_Stored data_:
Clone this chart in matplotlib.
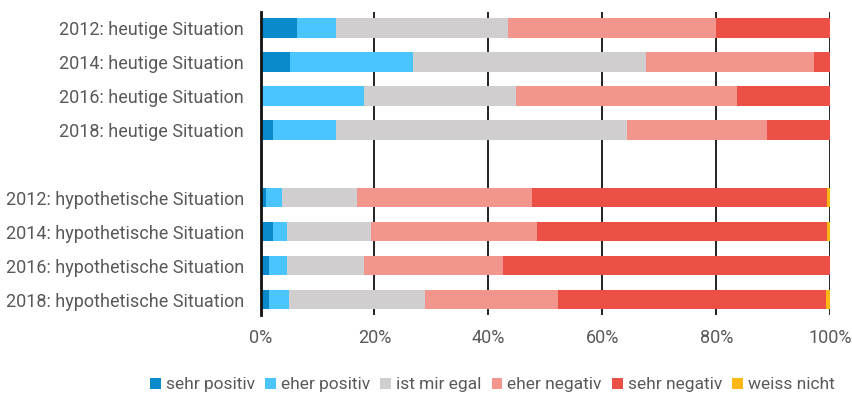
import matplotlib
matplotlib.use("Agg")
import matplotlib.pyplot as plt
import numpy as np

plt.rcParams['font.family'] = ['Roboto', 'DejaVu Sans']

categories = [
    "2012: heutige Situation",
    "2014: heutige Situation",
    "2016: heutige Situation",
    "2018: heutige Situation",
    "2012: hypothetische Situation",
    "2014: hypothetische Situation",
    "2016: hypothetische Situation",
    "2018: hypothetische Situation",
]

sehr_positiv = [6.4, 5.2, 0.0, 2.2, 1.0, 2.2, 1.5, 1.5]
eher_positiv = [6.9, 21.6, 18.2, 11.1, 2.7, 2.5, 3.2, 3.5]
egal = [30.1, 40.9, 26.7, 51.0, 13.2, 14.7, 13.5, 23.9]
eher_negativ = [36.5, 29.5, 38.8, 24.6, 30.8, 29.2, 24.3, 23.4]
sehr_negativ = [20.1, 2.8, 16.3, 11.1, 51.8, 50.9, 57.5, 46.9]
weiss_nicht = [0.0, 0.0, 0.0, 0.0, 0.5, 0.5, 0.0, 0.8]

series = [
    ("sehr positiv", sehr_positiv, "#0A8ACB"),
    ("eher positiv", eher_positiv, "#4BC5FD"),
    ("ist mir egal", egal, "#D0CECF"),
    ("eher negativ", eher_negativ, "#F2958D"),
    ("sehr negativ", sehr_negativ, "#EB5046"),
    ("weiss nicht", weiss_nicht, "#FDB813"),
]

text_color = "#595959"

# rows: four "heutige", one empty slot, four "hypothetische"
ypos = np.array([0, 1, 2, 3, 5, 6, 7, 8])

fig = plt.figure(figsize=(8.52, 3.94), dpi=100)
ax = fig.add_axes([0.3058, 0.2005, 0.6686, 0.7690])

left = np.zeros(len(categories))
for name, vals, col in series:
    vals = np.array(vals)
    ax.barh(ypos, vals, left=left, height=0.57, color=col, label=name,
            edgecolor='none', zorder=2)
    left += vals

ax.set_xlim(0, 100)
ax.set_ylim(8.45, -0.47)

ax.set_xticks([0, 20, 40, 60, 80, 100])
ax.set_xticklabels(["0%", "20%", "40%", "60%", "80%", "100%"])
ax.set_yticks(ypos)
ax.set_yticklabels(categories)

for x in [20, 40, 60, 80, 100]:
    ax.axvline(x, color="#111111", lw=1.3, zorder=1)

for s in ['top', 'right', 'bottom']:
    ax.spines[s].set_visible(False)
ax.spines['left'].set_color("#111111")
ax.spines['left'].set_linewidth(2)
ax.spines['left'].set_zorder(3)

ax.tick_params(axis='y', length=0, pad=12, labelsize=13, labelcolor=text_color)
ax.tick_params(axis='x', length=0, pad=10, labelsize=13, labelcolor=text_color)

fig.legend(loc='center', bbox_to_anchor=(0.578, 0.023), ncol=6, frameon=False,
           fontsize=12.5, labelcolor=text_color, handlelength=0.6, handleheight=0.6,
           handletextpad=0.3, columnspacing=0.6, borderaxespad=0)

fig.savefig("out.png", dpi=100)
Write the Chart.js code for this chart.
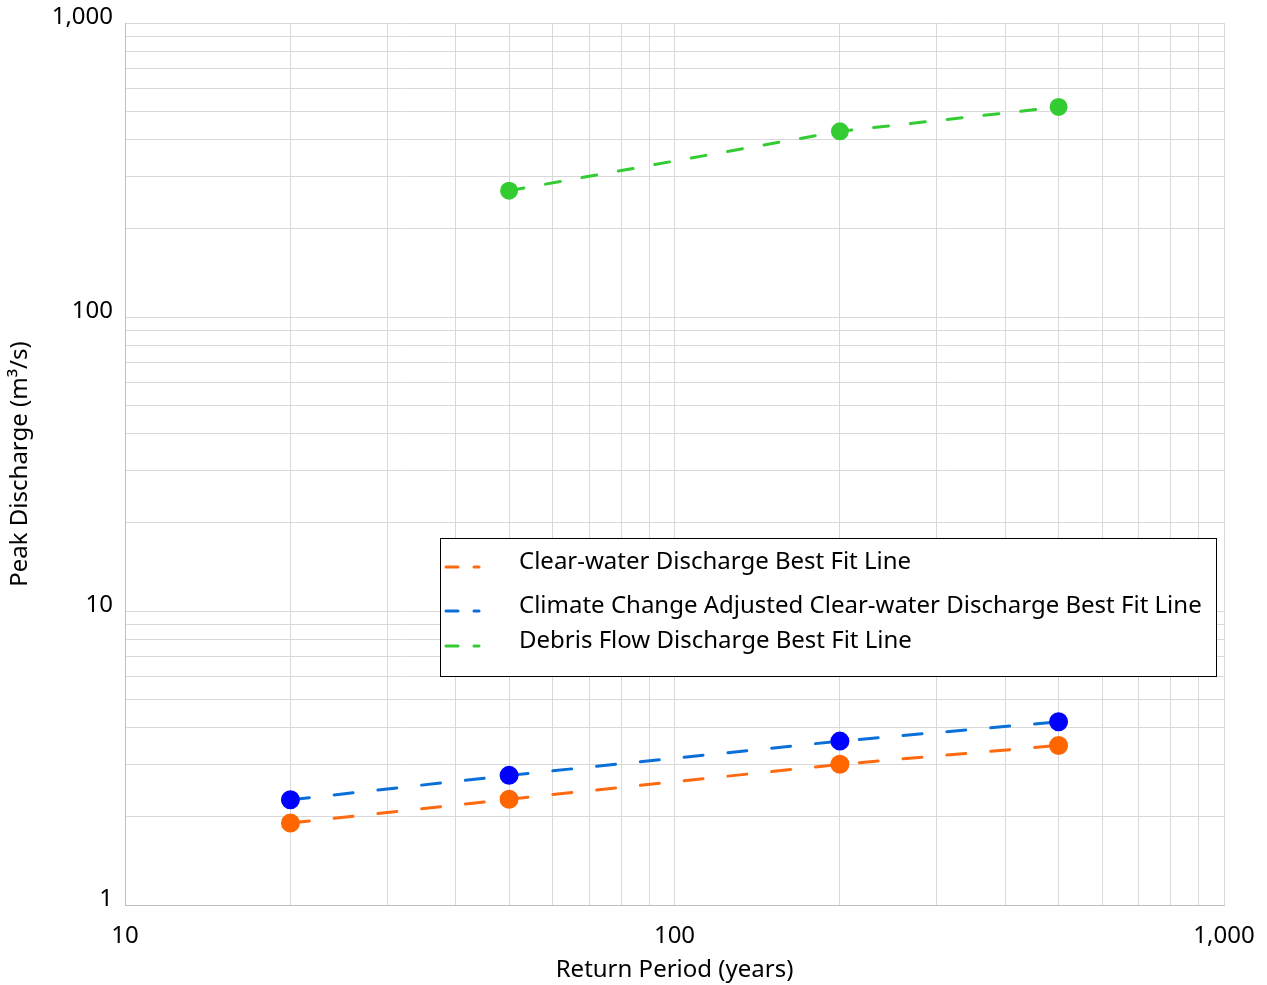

_Set problem_:
Transcribe, from the records above, the first line and every line after it up to and including the line with "plt.rcParams['font.family'] = ['Roboto', 'DejaVu"; omit pictures.

_Reply to the task_:
Clone this chart in matplotlib.
import matplotlib
matplotlib.use("Agg")
import matplotlib.pyplot as plt
import numpy as np

plt.rcParams['font.family'] = ['Roboto', 'DejaVu Sans']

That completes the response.